Yes, WebMagic is an open-source web scraping framework. It's a scalable crawler framework for Java, which provides a simple way to extract information from the web and save the data you collect in the way you want. WebMagic is inspired by Scrapy, a web scraping framework for Python, but it's designed specifically for the Java ecosystem.
The WebMagic framework includes several core components that make it easy to customize and extend, such as:
- Downloader: The module that performs HTTP requests and fetches the web pages.
- PageProcessor: The component where you define how to extract information from the pages you have downloaded.
- Scheduler: The part that manages the URLs to crawl.
- Pipeline: The module where you process the results after extraction and typically save them to a database, file, or perform other actions.
WebMagic is particularly suitable for those who are familiar with Java and prefer to work within the Java ecosystem for their web scraping tasks. It can be used for a variety of purposes, from data mining and monitoring to automated testing.
Here is a simple example of how you might use WebMagic in a Java project:
import us.codecraft.webmagic.Page;
import us.codecraft.webmagic.Site;
import us.codecraft.webmagic.Spider;
import us.codecraft.webmagic.processor.PageProcessor;
public class MyProcessor implements PageProcessor {
// Configure the site settings like retry times, sleep time, user agent, etc.

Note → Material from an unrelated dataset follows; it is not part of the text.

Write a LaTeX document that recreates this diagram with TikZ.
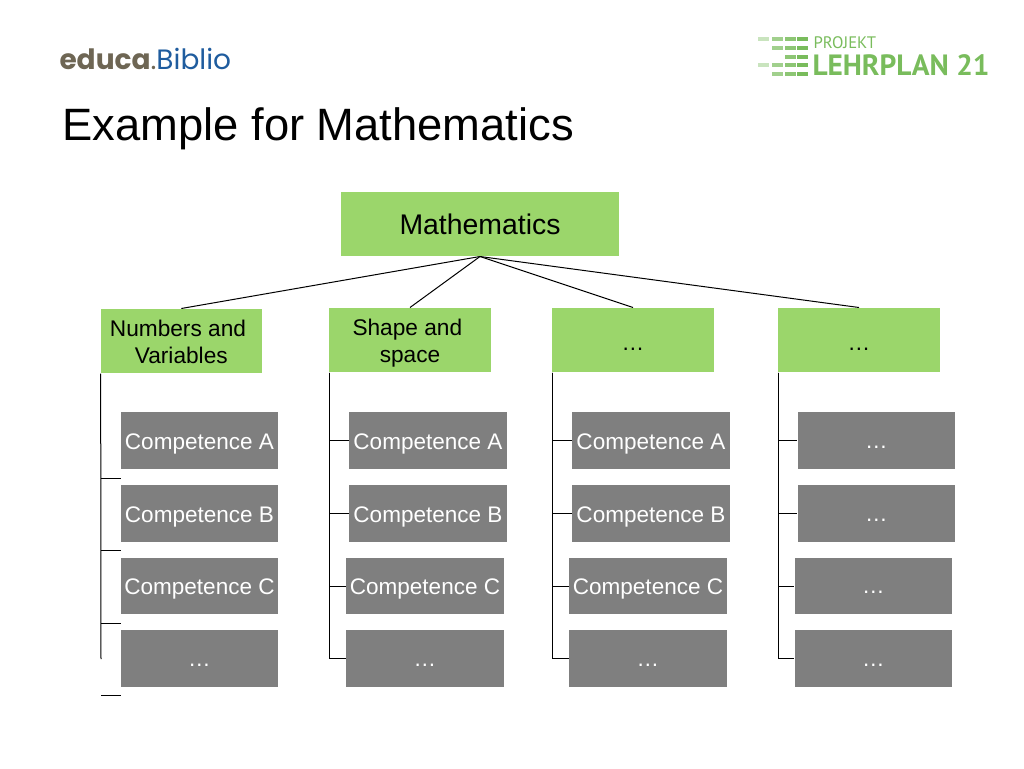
\documentclass[tikz,border=0pt]{standalone}
\usepackage{fontspec}
\setmainfont{Liberation Sans}
\newfontfamily\educafont{Poppins}
\newfontfamily\planfont{PT Sans}
\usepackage{xcolor}
\usetikzlibrary{positioning}
\definecolor{topicgreen}{HTML}{9BD66B}
\definecolor{compgray}{HTML}{7F7F7F}
\definecolor{logogreen}{HTML}{79BC5C}
\definecolor{logobrown}{HTML}{6E6654}
\definecolor{logoblue}{HTML}{1F5C9E}
\newcommand{\lowdots}[1]{\raisebox{-#1}[0pt][0pt]{…}}

\begin{document}
\begin{tikzpicture}[
		x=0.75pt,y=-0.75pt,
		line width=0.75pt,
		topic/.style={fill=topicgreen,minimum width=121pt,minimum height=48pt,inner sep=0pt,align=center,font=\fontsize{17}{20.2}\selectfont},
		comp/.style={fill=compgray,text=white,minimum width=118pt,minimum height=42.5pt,inner sep=0pt,text height=14pt,text depth=0.9pt,font=\fontsize{16.9}{20}\selectfont},
		compdots/.style={comp,text height=0pt,text depth=0pt},
		bar/.style={fill=logogreen,minimum width=8.3pt,minimum height=3pt,inner sep=0pt}
		]
		\useasboundingbox (0,0) rectangle (1024,768);

		% header
		\node[anchor=west,inner sep=0pt,font=\fontsize{34}{40}\selectfont] (title) at (62,129) {Example for Mathematics};
		\node[anchor=west,inner sep=0pt,font=\educafont\fontsize{21}{24}\selectfont,text=logobrown] (educa) at (59,59) {\textbf{educa}.\textcolor{logoblue}{Biblio}};
		\foreach \r/\y/\cols in {a/39/1,b/48/2,c/56.5/3,d/65/1,e/74/2}{
			\foreach \c/\x/\o in {1/763.5/0.4,2/777.5/0.7,3/790.5/0.85,4/802.5/1}{
				\ifnum\c<\cols\relax\else
					\node[bar,fill opacity=\o] (bar\r\c) at (\x,\y) {};
				\fi
			}
		}
		\node[anchor=west,inner sep=0pt,text=logogreen,font=\planfont\fontsize{12.5}{14}\selectfont] (projekt) at (813,43) {PROJEKT};
		\node[anchor=west,inner sep=0pt,text=logogreen,font=\planfont\bfseries\fontsize{22}{24}\selectfont] (lehrplan) at (812,65) {LEHRPLAN 21};

		% topics
		\node[topic,minimum width=208.5pt] (math) at (480,224) {\fontsize{21.3}{24}\selectfont Mathematics};
		\node[topic] (numbers) at (181.3,341) {\rule{0pt}{16.7pt}\hspace*{-5pt}Numbers and\\Variables\vphantom{p}};
		\node[topic] (shape) at (410,340) {\rule{0pt}{16.7pt}\hspace*{-4pt}Shape and\\space};
		\node[topic] (dotsa) at (633,340) {\lowdots{7.75pt}};
		\node[topic] (dotsb) at (859,340) {\lowdots{7.75pt}};

		% competences
		\node[comp] (na) at (199.5,440.5) {Competence A};
		\node[comp] (nb) at (199.5,513.5) {Competence B};
		\node[comp] (nc) at (199.5,586) {Competence C};
		\node[compdots] (nd) at (199.5,658.5) {\lowdots{5.85pt}};
		\node[comp] (sa) at (428,440.5) {Competence A};
		\node[comp] (sb) at (428,513.5) {Competence B};
		\node[comp] (sc) at (425,586) {Competence C};
		\node[compdots] (sd) at (425,658.5) {\lowdots{5.85pt}};
		\node[comp] (ta) at (651,440.5) {Competence A};
		\node[comp] (tb) at (651,513.5) {Competence B};
		\node[comp] (tc) at (648,586) {Competence C};
		\node[compdots] (td) at (648,658.5) {\lowdots{5.85pt}};
		\node[compdots] (fa) at (876.5,440.5) {\lowdots{5.85pt}};
		\node[compdots] (fb) at (876.5,513.5) {\lowdots{5.85pt}};
		\node[compdots] (fc) at (873.5,586) {\lowdots{5.85pt}};
		\node[compdots] (fd) at (873.5,658.5) {\lowdots{5.85pt}};

		\coordinate (nstuba) at (121,478);
		\coordinate (nstubb) at (121,550);
		\coordinate (nstubc) at (121,623);
		\coordinate (nstubd) at (121,695);
		\coordinate (nfoot) at (101,695);
		\coordinate (nend) at (101,659);

		\draw (math.south) -- (numbers.north);
		\draw (math.south) -- (shape.north);
		\draw (math.south) -- (dotsa.north);
		\draw (math.south) -- (dotsb.north);

		\draw ([xshift=0.4pt]numbers.south west) -- (nend);
		\foreach \s in {a,b,c}{
			\draw (nend |- nstub\s) -- (nstub\s);
		}
		\draw (nfoot) -- (nstubd);
		\foreach \p/\q in {shape/s,dotsa/t,dotsb/f}{
			\foreach \s in {a,b,c,d}{
				\draw ([xshift=0.4pt]\p.south west) |- (\q\s.west);
			}
		}
	\end{tikzpicture}
\end{document}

private Site site = Site.me().setRetryTimes(3).setSleepTime(1000);
@Override
public void process(Page page) {
// Define how to extract information and where to save it
page.putField("title", page.getHtml().xpath("//title/text()").toString());
// You can also use CSS selectors, regex, and more
}
@Override
public Site getSite() {
return site;
}
public static void main(String[] args) {
// Start the crawler
Spider.create(new MyProcessor())
// Starting URL
.addUrl("http://example.com")
// Open 5 threads
.thread(5)
// Launch the crawler
.run();
}
}
To include WebMagic in your project, you would typically add the dependency to your pom.xml
if you're using Maven:
<dependencies>
<dependency>
<groupId>us.codecraft</groupId>
<artifactId>webmagic-core</artifactId>
<version>0.7.3</version>
</dependency>
</dependencies>
Or if you're using Gradle, add this to your build.gradle
:
dependencies {
implementation 'us.codecraft:webmagic-core:0.7.3'
}
As with any web scraping tool, it's important to use WebMagic responsibly. Respect the robots.txt
file of websites, comply with their terms of service, and don't overload their servers with too many requests in a short period.